## Brief
Locate each line of the material that contains "script", then return it.

## Entries shown
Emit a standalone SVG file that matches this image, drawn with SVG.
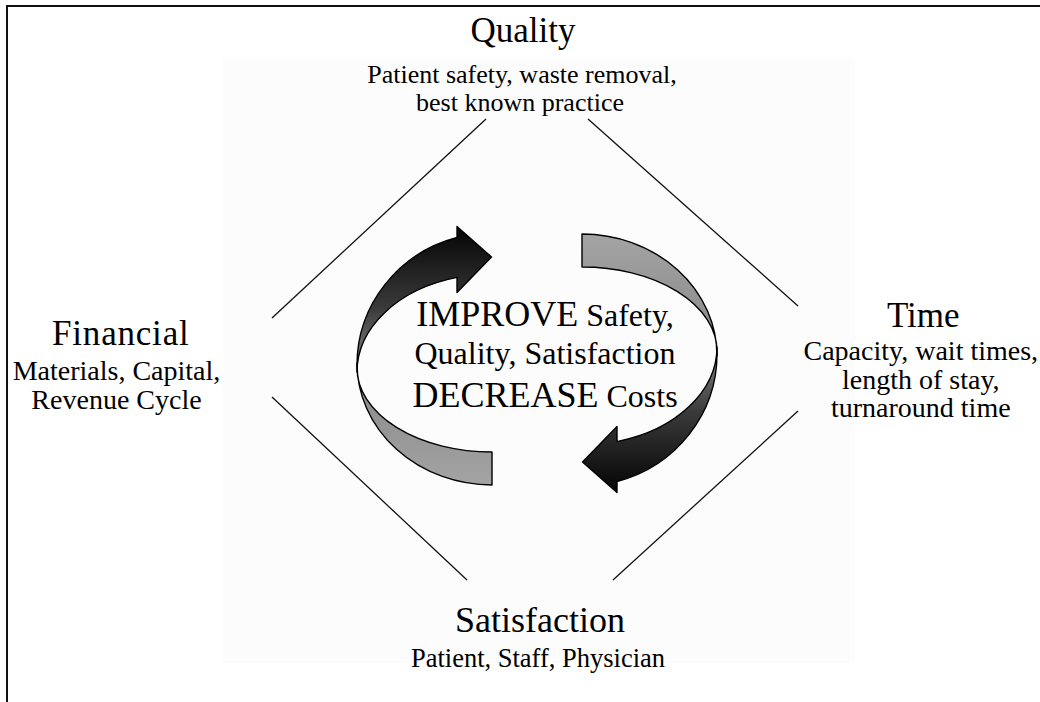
---
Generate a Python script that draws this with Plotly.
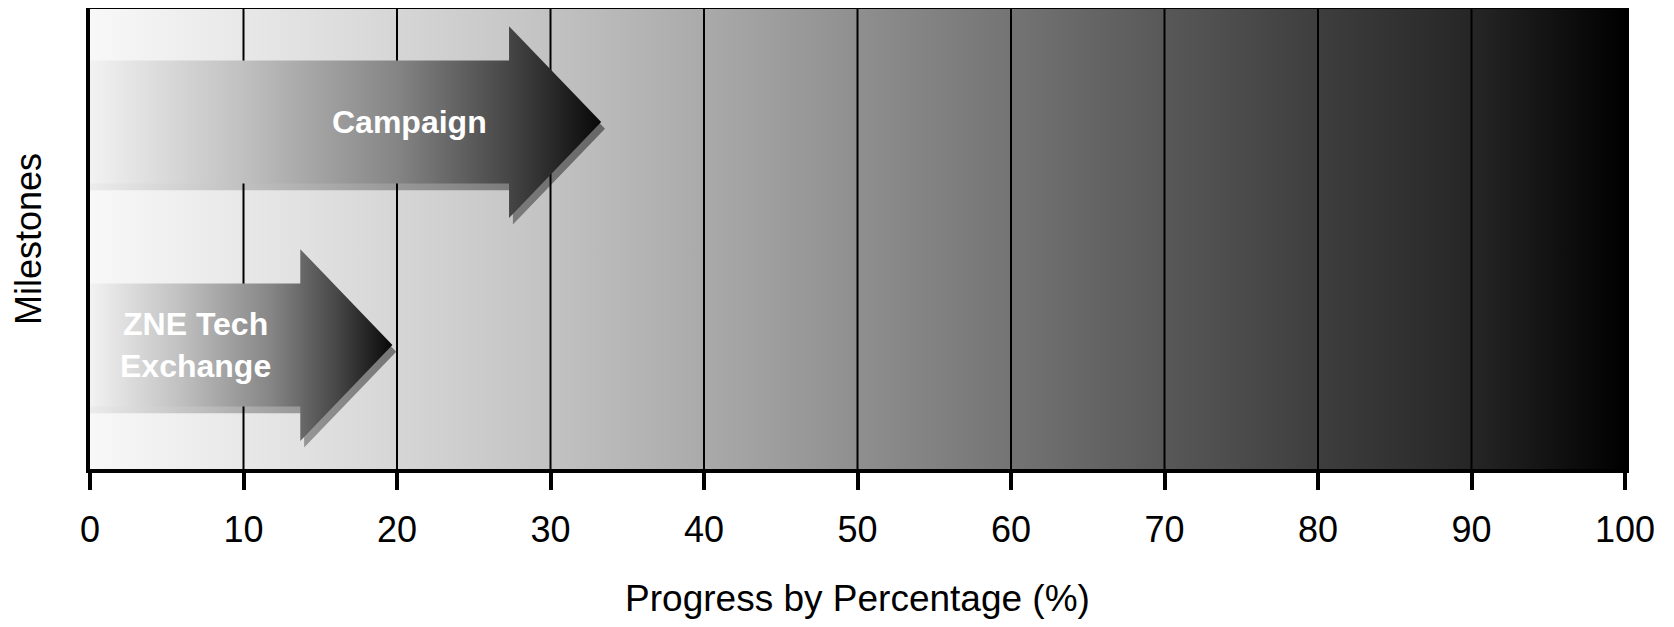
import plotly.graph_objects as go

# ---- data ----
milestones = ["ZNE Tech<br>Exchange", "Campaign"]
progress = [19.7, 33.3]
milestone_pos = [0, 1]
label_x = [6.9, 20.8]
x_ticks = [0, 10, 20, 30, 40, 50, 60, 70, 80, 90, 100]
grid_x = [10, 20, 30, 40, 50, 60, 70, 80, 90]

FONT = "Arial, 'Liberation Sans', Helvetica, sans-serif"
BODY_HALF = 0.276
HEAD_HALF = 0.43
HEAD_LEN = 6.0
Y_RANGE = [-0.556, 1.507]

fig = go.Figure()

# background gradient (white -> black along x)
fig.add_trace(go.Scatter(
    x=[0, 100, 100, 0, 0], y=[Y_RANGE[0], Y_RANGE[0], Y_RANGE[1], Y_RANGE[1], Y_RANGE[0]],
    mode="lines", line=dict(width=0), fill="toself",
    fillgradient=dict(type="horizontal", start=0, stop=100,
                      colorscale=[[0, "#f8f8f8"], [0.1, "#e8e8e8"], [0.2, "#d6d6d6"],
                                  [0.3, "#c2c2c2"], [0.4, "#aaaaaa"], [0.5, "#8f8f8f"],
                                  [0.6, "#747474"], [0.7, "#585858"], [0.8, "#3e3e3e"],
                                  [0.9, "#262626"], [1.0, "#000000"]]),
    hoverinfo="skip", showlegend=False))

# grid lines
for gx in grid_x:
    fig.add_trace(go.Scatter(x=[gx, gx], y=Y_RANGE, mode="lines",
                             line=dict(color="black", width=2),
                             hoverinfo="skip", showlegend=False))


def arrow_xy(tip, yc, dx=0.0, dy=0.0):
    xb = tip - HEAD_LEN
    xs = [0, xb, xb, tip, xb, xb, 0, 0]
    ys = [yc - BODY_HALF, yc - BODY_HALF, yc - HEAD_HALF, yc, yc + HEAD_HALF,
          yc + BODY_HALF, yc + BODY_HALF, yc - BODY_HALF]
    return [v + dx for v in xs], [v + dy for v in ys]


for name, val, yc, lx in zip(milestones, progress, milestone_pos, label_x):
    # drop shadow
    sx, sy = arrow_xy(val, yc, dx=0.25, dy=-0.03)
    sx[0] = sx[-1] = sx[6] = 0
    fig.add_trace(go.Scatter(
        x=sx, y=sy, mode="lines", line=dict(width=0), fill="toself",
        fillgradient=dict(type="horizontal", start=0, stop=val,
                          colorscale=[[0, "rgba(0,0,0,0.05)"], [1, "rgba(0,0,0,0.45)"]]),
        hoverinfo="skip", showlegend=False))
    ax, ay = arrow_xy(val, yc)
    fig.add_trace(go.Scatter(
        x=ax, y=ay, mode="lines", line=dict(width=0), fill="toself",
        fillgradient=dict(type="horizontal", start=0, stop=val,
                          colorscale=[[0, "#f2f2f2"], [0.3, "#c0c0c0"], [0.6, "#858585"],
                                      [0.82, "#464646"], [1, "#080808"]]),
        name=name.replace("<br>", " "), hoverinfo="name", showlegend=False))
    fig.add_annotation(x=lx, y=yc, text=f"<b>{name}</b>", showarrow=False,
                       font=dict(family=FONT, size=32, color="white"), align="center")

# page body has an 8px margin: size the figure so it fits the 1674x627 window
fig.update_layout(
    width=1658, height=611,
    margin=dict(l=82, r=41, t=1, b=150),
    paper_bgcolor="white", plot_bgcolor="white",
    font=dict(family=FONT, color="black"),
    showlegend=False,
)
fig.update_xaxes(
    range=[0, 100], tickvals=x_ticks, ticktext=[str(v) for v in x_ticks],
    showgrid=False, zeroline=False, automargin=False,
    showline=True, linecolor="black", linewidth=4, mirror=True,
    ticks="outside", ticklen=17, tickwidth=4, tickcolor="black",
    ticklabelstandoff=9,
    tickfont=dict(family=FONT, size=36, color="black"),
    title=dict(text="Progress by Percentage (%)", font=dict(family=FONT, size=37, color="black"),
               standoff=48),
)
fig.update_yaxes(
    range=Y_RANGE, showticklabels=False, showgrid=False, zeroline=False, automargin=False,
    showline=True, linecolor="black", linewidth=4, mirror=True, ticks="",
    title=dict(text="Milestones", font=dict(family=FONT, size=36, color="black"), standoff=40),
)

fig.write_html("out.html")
* * *
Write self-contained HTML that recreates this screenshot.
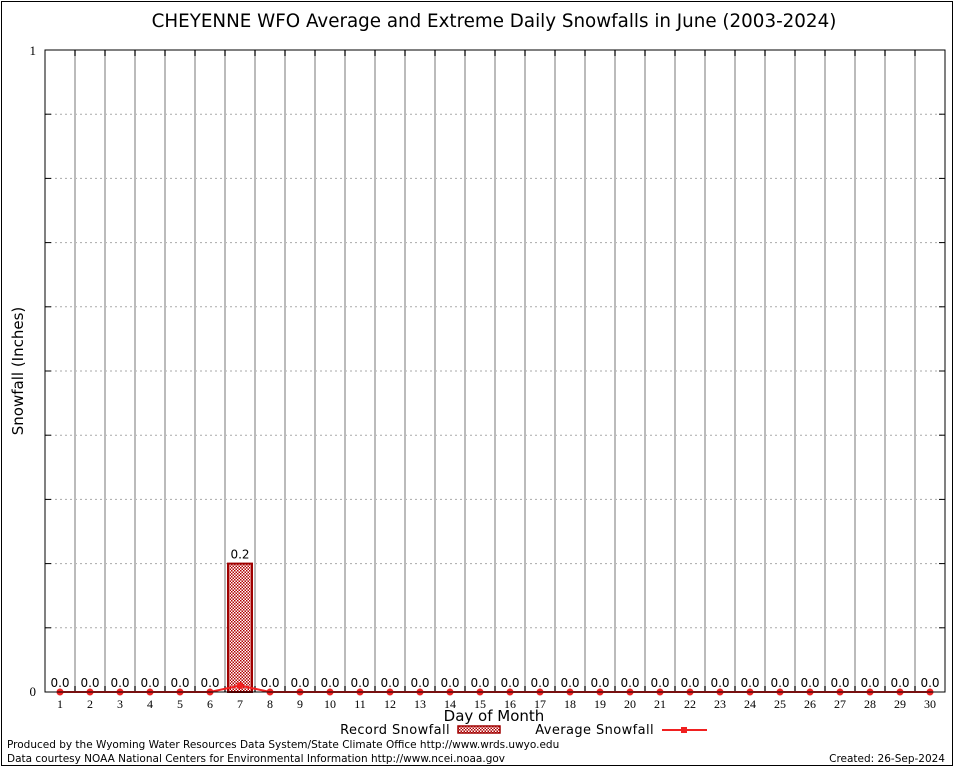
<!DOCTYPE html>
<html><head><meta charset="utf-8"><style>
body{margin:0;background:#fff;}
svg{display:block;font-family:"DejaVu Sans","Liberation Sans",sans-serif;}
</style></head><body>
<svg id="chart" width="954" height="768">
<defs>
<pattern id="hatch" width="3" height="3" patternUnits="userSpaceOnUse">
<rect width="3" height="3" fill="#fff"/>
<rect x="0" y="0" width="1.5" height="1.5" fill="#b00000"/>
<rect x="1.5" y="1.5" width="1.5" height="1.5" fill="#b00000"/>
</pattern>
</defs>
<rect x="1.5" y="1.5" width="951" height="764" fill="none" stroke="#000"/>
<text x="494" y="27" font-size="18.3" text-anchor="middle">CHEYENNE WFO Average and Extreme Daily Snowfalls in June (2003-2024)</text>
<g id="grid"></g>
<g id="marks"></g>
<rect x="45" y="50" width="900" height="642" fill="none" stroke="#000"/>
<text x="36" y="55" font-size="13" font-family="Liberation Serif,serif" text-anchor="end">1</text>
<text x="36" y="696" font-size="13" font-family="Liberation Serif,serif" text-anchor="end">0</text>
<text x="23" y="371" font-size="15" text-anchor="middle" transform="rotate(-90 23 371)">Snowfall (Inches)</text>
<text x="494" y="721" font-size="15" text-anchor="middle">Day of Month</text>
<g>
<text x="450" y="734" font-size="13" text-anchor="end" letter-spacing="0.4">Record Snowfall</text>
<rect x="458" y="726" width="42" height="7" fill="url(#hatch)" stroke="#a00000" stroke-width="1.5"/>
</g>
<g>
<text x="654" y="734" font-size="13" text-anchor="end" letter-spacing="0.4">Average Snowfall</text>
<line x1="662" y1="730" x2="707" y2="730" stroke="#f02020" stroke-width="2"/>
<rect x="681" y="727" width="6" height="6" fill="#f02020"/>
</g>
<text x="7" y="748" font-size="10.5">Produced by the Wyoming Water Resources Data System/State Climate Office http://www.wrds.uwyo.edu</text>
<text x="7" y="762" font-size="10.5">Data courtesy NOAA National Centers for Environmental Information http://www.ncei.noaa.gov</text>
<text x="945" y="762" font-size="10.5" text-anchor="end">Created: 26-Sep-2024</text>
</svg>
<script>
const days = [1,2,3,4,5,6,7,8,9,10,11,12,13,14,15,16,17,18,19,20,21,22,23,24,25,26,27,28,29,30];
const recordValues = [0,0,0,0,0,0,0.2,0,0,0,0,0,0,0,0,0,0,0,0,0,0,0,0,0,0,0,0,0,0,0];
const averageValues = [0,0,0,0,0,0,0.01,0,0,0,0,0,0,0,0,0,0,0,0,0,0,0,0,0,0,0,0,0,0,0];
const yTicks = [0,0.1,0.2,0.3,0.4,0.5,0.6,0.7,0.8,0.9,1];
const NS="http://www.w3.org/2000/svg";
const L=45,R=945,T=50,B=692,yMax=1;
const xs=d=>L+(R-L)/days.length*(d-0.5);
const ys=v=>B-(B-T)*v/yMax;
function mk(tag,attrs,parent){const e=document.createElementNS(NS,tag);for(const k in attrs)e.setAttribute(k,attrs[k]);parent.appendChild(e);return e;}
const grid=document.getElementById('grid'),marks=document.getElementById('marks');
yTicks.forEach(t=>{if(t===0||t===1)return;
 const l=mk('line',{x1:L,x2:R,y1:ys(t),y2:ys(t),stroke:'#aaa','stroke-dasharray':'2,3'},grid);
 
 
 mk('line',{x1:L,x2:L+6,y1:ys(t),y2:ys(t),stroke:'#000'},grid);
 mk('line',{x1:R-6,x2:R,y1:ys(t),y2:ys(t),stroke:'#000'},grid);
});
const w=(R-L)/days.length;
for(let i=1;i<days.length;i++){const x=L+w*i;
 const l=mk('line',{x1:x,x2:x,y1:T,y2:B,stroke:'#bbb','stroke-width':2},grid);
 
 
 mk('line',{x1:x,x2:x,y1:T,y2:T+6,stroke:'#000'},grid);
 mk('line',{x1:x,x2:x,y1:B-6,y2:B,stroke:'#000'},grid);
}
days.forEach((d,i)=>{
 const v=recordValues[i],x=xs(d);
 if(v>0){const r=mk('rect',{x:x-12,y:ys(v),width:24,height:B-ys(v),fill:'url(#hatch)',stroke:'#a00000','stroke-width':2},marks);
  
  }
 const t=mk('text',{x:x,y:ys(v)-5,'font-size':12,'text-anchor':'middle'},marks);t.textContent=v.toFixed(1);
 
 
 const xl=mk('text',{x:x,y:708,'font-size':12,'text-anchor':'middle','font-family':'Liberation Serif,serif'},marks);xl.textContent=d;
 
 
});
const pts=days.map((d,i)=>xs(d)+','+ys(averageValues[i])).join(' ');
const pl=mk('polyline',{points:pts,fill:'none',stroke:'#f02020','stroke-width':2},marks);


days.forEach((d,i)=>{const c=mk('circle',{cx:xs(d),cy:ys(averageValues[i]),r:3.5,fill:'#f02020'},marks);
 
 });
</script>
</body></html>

## Expected answer
Generate a Python script that draws this with Plotly.
<script>
</script>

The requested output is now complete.